Bu iman hizmetinin bugünlere kadar gelmesinde emeği geçen Nur kahramanları arasında hiçbirisi, diğer kardeşlerini küçümseyerek, hakir görerek, tenkit ederek bu işi başarmış değildir. Bundan sonra bu hizmete bir katkısı olacak olan kimseler, yine evvelkilerin güzel ahlâkıyla bezenmiş Nur kahramanlarından başkası olmayacaktır.

Kadere itiraz

Kendi ene’leri etrafında pervane olanların hiç anlamadıkları ve anlayamayacakları birşey varsa, o da, geniş ölçekte Müslümanların, dar anlamda da Nur talebelerinin selefleri hakkında izhar ettikleri hürmet ve muhabbettir. Bir kudsî dâvânın kendilerine kadar ulaşmasında emekleri geçmiş insanlara Kaderin lâyık gördüğü mümtaz mevkii havsalalarına sığıştıramayanlar, aslında Kader-i İlâhîyi hedef alan itirazlarını o insanlara yöneltirler ve sivri dillerinin yakıştırdığı yaftalarla onları gözden düşürmek isterler.
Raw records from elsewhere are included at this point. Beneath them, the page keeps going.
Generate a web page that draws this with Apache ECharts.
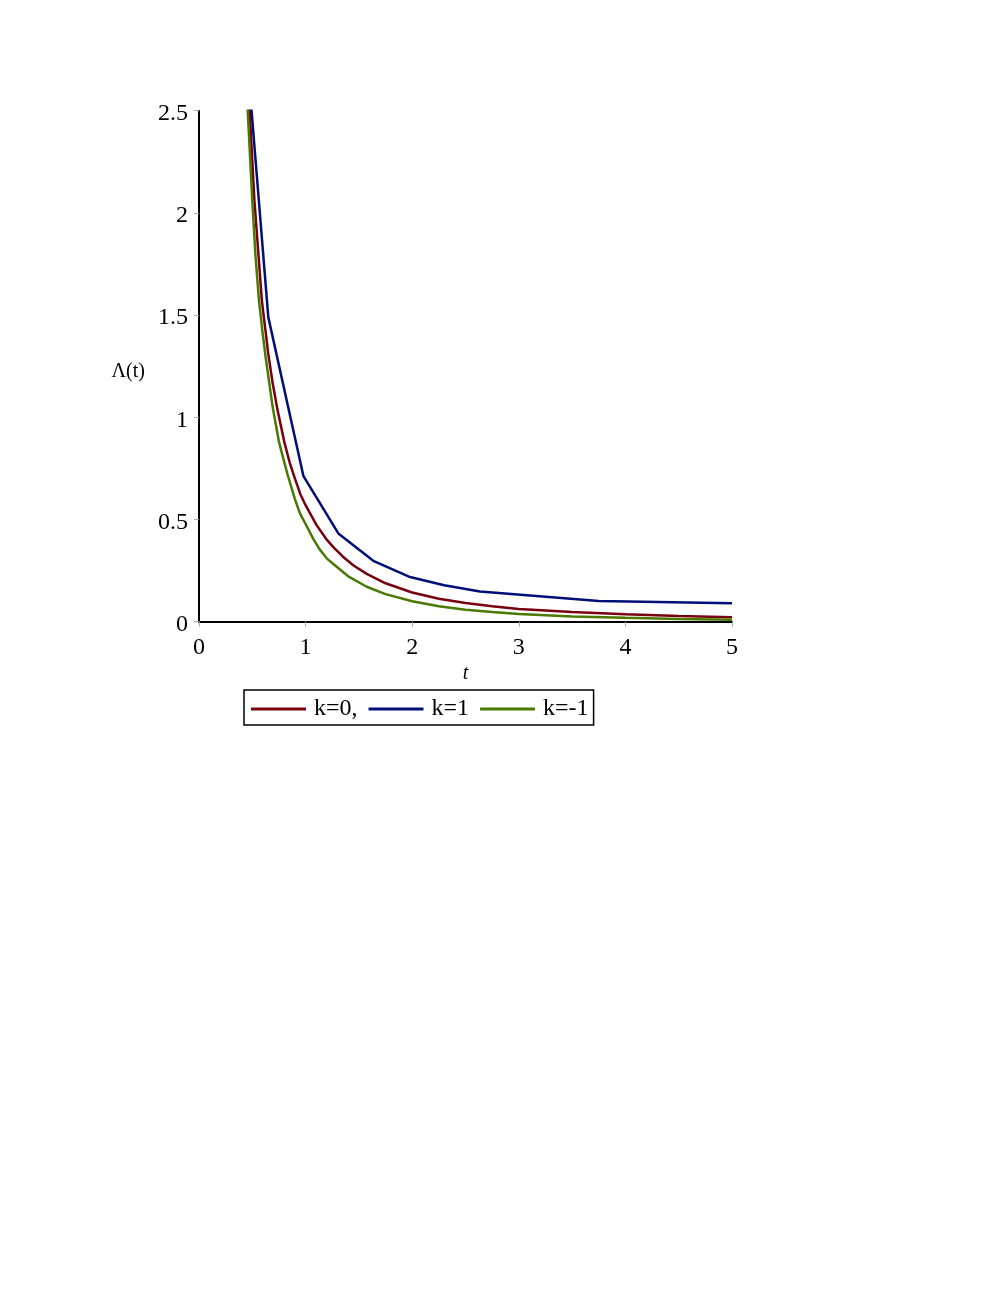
<!DOCTYPE html>
<html>
<head>
<meta charset="utf-8">
<script src="https://cdn.jsdelivr.net/npm/echarts@6/dist/echarts.min.js"></script>
<style>
  html, body { margin: 0; padding: 0; background: #fff; }
  #chart { width: 997px; height: 1290px; }
</style>
</head>
<body>
<div id="chart"></div>
<script>
// Data
const seriesNames = ['k=0,', 'k=1', 'k=-1'];
const xTicks = [0, 1, 2, 3, 4, 5];
const yTicks = [0, 0.5, 1, 1.5, 2, 2.5];

const tRed = [0.45, 0.475, 0.52, 0.55, 0.59, 0.62, 0.65, 0.69, 0.735, 0.80, 0.85, 0.90, 0.95, 1.0, 1.1, 1.2, 1.26, 1.35, 1.45, 1.573, 1.75, 2.0, 2.25, 2.5, 2.75, 3.0, 3.5, 4.0, 4.5, 5.0];
const vRed = [2.78, 2.5, 2.06, 1.85, 1.57, 1.44, 1.31, 1.17, 1.04, 0.88, 0.78, 0.70, 0.625, 0.57, 0.475, 0.40, 0.365, 0.318, 0.275, 0.234, 0.188, 0.143, 0.112, 0.091, 0.076, 0.062, 0.047, 0.036, 0.028, 0.022];

const tBlue = [0.33, 0.65, 0.98, 1.307, 1.635, 1.97, 2.30, 2.636, 3.75, 5.0];
const vBlue = [3.55, 1.49, 0.712, 0.432, 0.298, 0.220, 0.178, 0.148, 0.101, 0.090];

const tGreen = [0.44, 0.457, 0.50, 0.53, 0.563, 0.595, 0.625, 0.66, 0.691, 0.75, 0.828, 0.90, 0.947, 1.0, 1.072, 1.13, 1.198, 1.26, 1.4, 1.573, 1.75, 2.0, 2.25, 2.5, 2.75, 3.0, 3.5, 4.0, 4.5, 5.0];
const vGreen = [2.75, 2.5, 2.06, 1.79, 1.57, 1.42, 1.295, 1.165, 1.05, 0.88, 0.725, 0.60, 0.53, 0.478, 0.405, 0.355, 0.31, 0.282, 0.222, 0.171, 0.135, 0.100, 0.076, 0.059, 0.048, 0.038, 0.026, 0.019, 0.013, 0.009];

const colors = ['#78000E', '#000E78', '#4A7800'];

function pairs(ts, vs) { return ts.map((t, i) => [t, vs[i]]); }

const font = 'Liberation Serif';
const chart = echarts.init(document.getElementById('chart'));
chart.setOption({
  animation: false,
  backgroundColor: '#ffffff',
  color: colors,
  grid: { left: 199, right: 265, top: 110.7, bottom: 668.3, containLabel: false },
  legend: {
    left: 244, top: 690,
    orient: 'horizontal',
    data: seriesNames,
    icon: 'rect',
    itemWidth: 55, itemHeight: 3,
    itemGap: 11,
    padding: [7, 5, 4, 7],
    borderColor: '#000', borderWidth: 1.5,
    textStyle: { fontFamily: font, fontSize: 24, color: '#000', padding: [0, 0, 0, 3] }
  },
  xAxis: {
    type: 'value', min: xTicks[0], max: xTicks[xTicks.length - 1], interval: 1,
    name: 't', nameLocation: 'middle', nameGap: 42,
    nameTextStyle: { fontFamily: font, fontSize: 20, fontStyle: 'italic', color: '#000' },
    axisLine: { show: true, lineStyle: { color: '#000', width: 2 } },
    axisTick: { show: true, length: 5, lineStyle: { color: '#aaa', width: 1 } },
    axisLabel: { fontFamily: font, fontSize: 24, color: '#000', margin: 14 },
    splitLine: { show: false }
  },
  yAxis: {
    type: 'value', min: yTicks[0], max: yTicks[yTicks.length - 1], interval: 0.5,
    name: '{a|Λ(t)}', nameLocation: 'middle', nameGap: 54, nameRotate: 0,
    nameTextStyle: { fontFamily: font, fontSize: 20, color: '#000',
      rich: { a: { fontFamily: font, fontSize: 20, color: '#000', padding: [12, 0, 0, 0] } } },
    axisLine: { show: true, lineStyle: { color: '#000', width: 2 } },
    axisTick: { show: true, length: 5, lineStyle: { color: '#aaa', width: 1 } },
    axisLabel: { fontFamily: font, fontSize: 24, color: '#000', margin: 11,
      formatter: '{a|{value}}',
      rich: { a: { fontFamily: font, fontSize: 24, color: '#000', padding: [6, 0, 0, 0] } } },
    splitLine: { show: false }
  },
  series: [
    { name: seriesNames[0], type: 'line', data: pairs(tRed, vRed), showSymbol: false, symbol: 'none',
      smooth: false, clip: true, lineStyle: { width: 2.5, color: colors[0] } },
    { name: seriesNames[1], type: 'line', data: pairs(tBlue, vBlue), showSymbol: false, symbol: 'none',
      smooth: false, clip: true, lineStyle: { width: 2.5, color: colors[1] } },
    { name: seriesNames[2], type: 'line', data: pairs(tGreen, vGreen), showSymbol: false, symbol: 'none',
      smooth: false, clip: true, lineStyle: { width: 2.5, color: colors[2] } }
  ]
});
</script>
</body>
</html>
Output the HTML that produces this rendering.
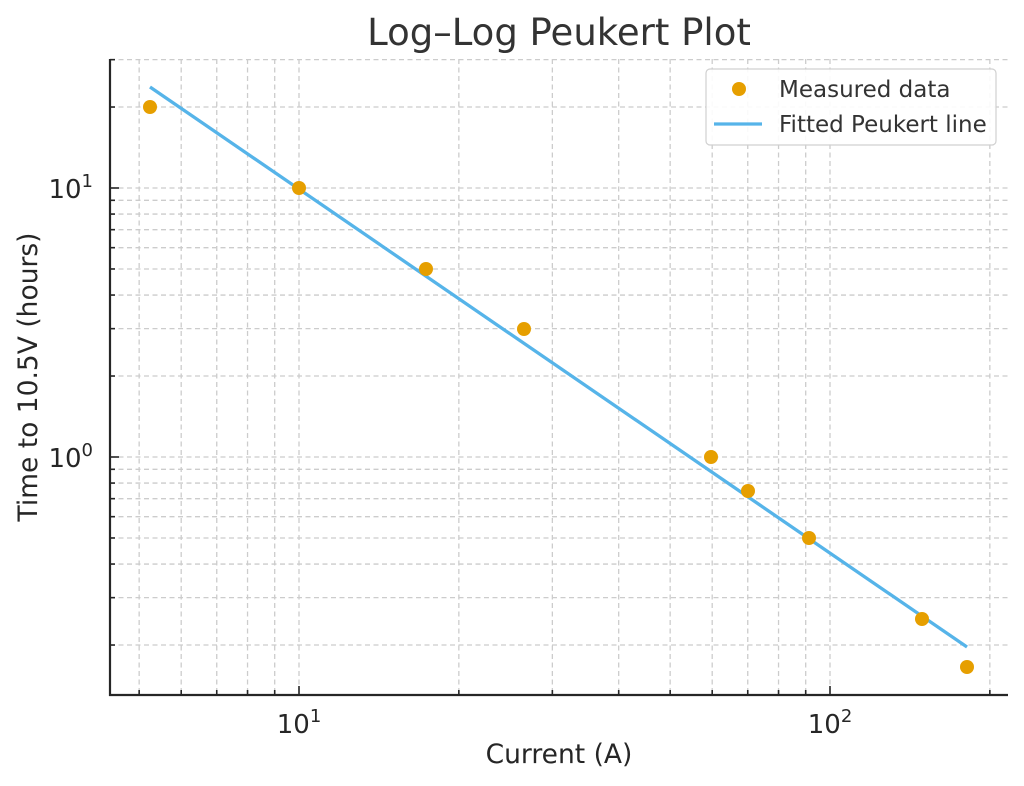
<!DOCTYPE html>
<html><head><meta charset="utf-8"><style>
html,body{margin:0;padding:0;background:#fff;}
svg{display:block;font-family:"DejaVu Sans","Liberation Sans",sans-serif;}
</style></head><body>
<svg id="s" width="1024" height="786" viewBox="0 0 1024 786" xmlns="http://www.w3.org/2000/svg">
<rect width="1024" height="786" fill="#fff"/>
<g id="grid" stroke="#cccccc" stroke-width="1.3" stroke-dasharray="5,3.5" fill="none"></g>
<polyline points="150,87 967,647" stroke="#56b4e9" stroke-width="3.3" fill="none"/>
<g id="pts" fill="#e69f00"></g>
<g id="ticks" stroke="#262626" stroke-width="1.6"></g>
<line x1="110" y1="59" x2="110" y2="696" stroke="#262626" stroke-width="2.2"/>
<line x1="109" y1="695" x2="1008" y2="695" stroke="#262626" stroke-width="2.2"/>
<text x="559" y="45" font-size="37" text-anchor="middle" fill="#333">Log–Log Peukert Plot</text>
<text x="559" y="763" font-size="26.5" text-anchor="middle" fill="#262626">Current (A)</text>
<text transform="translate(37,377) rotate(-90)" font-size="26.5" text-anchor="middle" fill="#262626">Time to 10.5V (hours)</text>
<text x="299" y="733" font-size="26" text-anchor="middle" fill="#262626">10<tspan dy="-11" font-size="18">1</tspan></text>
<text x="830" y="733" font-size="26" text-anchor="middle" fill="#262626">10<tspan dy="-11" font-size="18">2</tspan></text>
<text x="93" y="198" font-size="26" text-anchor="end" fill="#262626">10<tspan dy="-11" font-size="18">1</tspan></text>
<text x="93" y="467" font-size="26" text-anchor="end" fill="#262626">10<tspan dy="-11" font-size="18">0</tspan></text>
<rect x="706" y="69" width="290" height="76" rx="4" fill="#fff" fill-opacity="0.9" stroke="#d0d0d0" stroke-width="1.2"/>
<circle cx="739" cy="89" r="7" fill="#e69f00"/>
<text x="779" y="97" font-size="23" fill="#333">Measured data</text>
<line x1="714" y1="124" x2="762" y2="124" stroke="#56b4e9" stroke-width="3.3"/>
<text x="779" y="132" font-size="23" fill="#333">Fitted Peukert line</text>
</svg>
<script>
var NS="http://www.w3.org/2000/svg";
function el(p,t,a){var e=document.createElementNS(NS,t);for(var k in a)e.setAttribute(k,a[k]);document.getElementById(p).appendChild(e);}
function X(v){return 299+531*Math.log10(v/10);}
function Y(v){return 457-269*Math.log10(v);}
var xs=[5,6,7,8,9,10,20,30,40,50,60,70,80,90,100,200];
xs.forEach(function(v){var x=X(v);el("grid","line",{x1:x,y1:59,x2:x,y2:695});var L=(v==10||v==100)?9:5;el("ticks","line",{x1:x,y1:695,x2:x,y2:695-L});});
var ys=[0.2,0.3,0.4,0.5,0.6,0.7,0.8,0.9,1,2,3,4,5,6,7,8,9,10,20,30];
ys.forEach(function(v){var y=Y(v);el("grid","line",{x1:110,y1:y,x2:1008,y2:y});var L=(v==1||v==10)?9:5;el("ticks","line",{x1:110,y1:y,x2:110+L,y2:y});});
[[150,107],[299,188],[426,269],[524,329],[711,457],[748,491],[809,538],[922,619],[967,667]].forEach(function(p){el("pts","circle",{cx:p[0],cy:p[1],r:7});});
</script>
</body></html>
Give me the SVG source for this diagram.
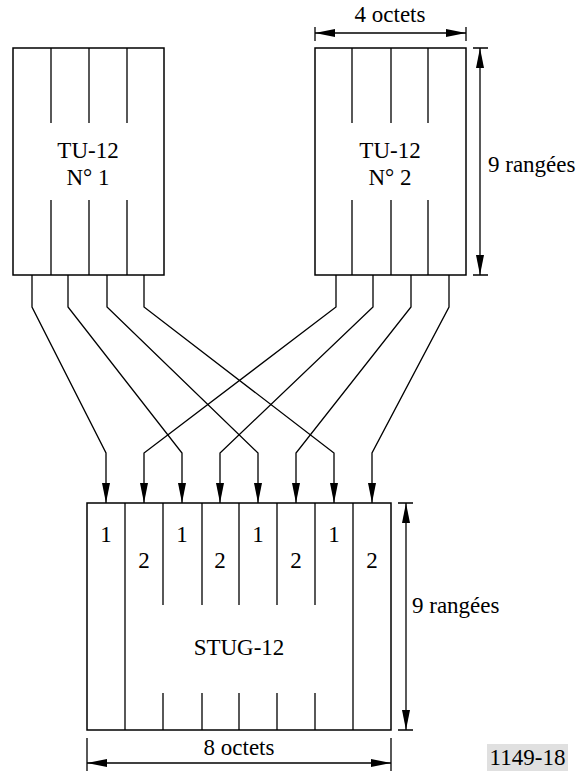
<svg xmlns="http://www.w3.org/2000/svg" width="581" height="771" viewBox="0 0 581 771">
<style>
.ln{stroke:#000;stroke-width:1.3;fill:none}
.box{stroke:#000;stroke-width:1.5;fill:#fff}
.t{font-family:"Liberation Serif","Times New Roman",serif;font-size:23px;fill:#000}
.c{text-anchor:middle}
</style>
<defs>
<marker id="ah" viewBox="0 0 20 8" refX="20" refY="4" markerWidth="20" markerHeight="8" markerUnits="userSpaceOnUse" orient="auto-start-reverse">
<path d="M0,0 L20,4 L0,8 z" fill="#000"/>
</marker>
</defs>
<rect width="581" height="771" fill="#fff"/>

<g id="tu12-1">
<rect class="box" x="13" y="48" width="151" height="227"/>
<path class="ln" d="M51,48V123M89,48V123M127,48V123M51,200V275M89,200V275M127,200V275"/>
<text class="t c" x="88" y="158">TU-12</text>
<text class="t c" x="88" y="185">N° 1</text>
</g>

<g id="tu12-2">
<rect class="box" x="315" y="48" width="151" height="227"/>
<path class="ln" d="M352,48V123M391,48V123M428,48V123M352,200V275M391,200V275M428,200V275"/>
<text class="t c" x="390" y="158">TU-12</text>
<text class="t c" x="390" y="185">N° 2</text>
</g>

<g id="stug12">
<rect class="box" x="87" y="503" width="304" height="227"/>
<path class="ln" d="M125,503V730M353,503V730M163,503V605M202,503V605M239,503V605M277,503V605M315,503V605M163,693V730M202,693V730M239,693V730M277,693V730M315,693V730"/>
<text class="t c" x="106" y="542">1</text>
<text class="t c" x="182" y="542">1</text>
<text class="t c" x="258" y="542">1</text>
<text class="t c" x="334" y="542">1</text>
<text class="t c" x="144" y="568">2</text>
<text class="t c" x="220" y="568">2</text>
<text class="t c" x="296" y="568">2</text>
<text class="t c" x="372" y="568">2</text>
<text class="t c" x="239" y="655">STUG-12</text>
</g>

<g id="connectors">
<path class="ln" marker-end="url(#ah)" d="M32,275V307L106,453V503"/>
<path class="ln" marker-end="url(#ah)" d="M68,275V307L182,453V503"/>
<path class="ln" marker-end="url(#ah)" d="M107,275V307L258,453V503"/>
<path class="ln" marker-end="url(#ah)" d="M144,275V307L334,453V503"/>
<path class="ln" marker-end="url(#ah)" d="M336,275V307L144,453V503"/>
<path class="ln" marker-end="url(#ah)" d="M373,275V307L220,453V503"/>
<path class="ln" marker-end="url(#ah)" d="M411,275V307L296,453V503"/>
<path class="ln" marker-end="url(#ah)" d="M449,275V307L372,453V503"/>
</g>

<g id="dimensions">
<path class="ln" d="M315,27V41M466,27V41M473,48H488M473,275H488M398,503H413M398,730H413M87,738V771M391,738V771"/>
<path class="ln" marker-start="url(#ah)" marker-end="url(#ah)" d="M315,33H466"/>
<path class="ln" marker-start="url(#ah)" marker-end="url(#ah)" d="M480,48V275"/>
<path class="ln" marker-start="url(#ah)" marker-end="url(#ah)" d="M406,503V730"/>
<path class="ln" marker-start="url(#ah)" marker-end="url(#ah)" d="M87,763H391"/>
<text class="t c" x="390" y="22">4 octets</text>
<text class="t" x="488" y="172">9 rangées</text>
<text class="t" x="412" y="613">9 rangées</text>
<text class="t c" x="239" y="755">8 octets</text>
</g>

<g id="label">
<rect x="487" y="744" width="81" height="27" fill="#e0e0e0"/>
<text class="t c" x="527.5" y="765">1149-18</text>
</g>
</svg>
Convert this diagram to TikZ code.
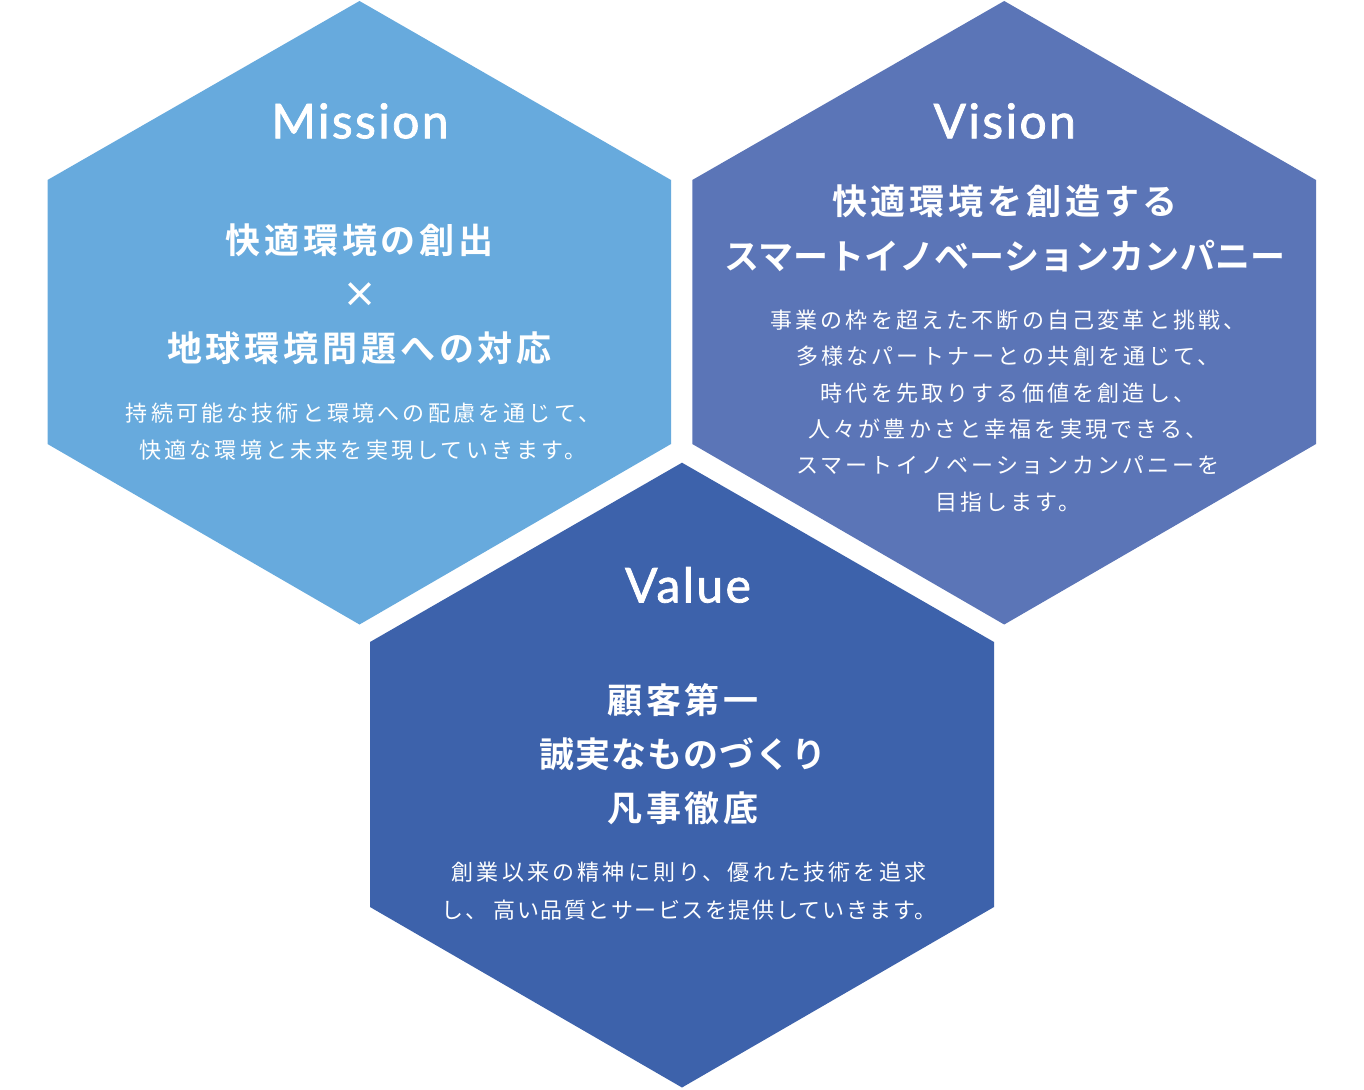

Çünkü o kadar parlak ışıkların altında kendi sönük fenerlerinin kimseyi etkilemeyeceğini herkes kadar onlar da bilmektedirler. Bu konuda verilebilecek pek çok örnek vardır; ancak onları zikrederek belirli adreslere yönlendirme yapmaktan ziyade, bu hususu devamlı hatırda tutulması gereken bir hayat gerçeği olarak zikretmek daha yerinde olur. Çünkü şimdi görülen vak’alar, türünün tek örneği olarak kalmayacaktır. Birtakım sinelerde kıskançlık duygularının harekete geçmesine sebep olmak da büyük dâvâların değişmez kaderidir.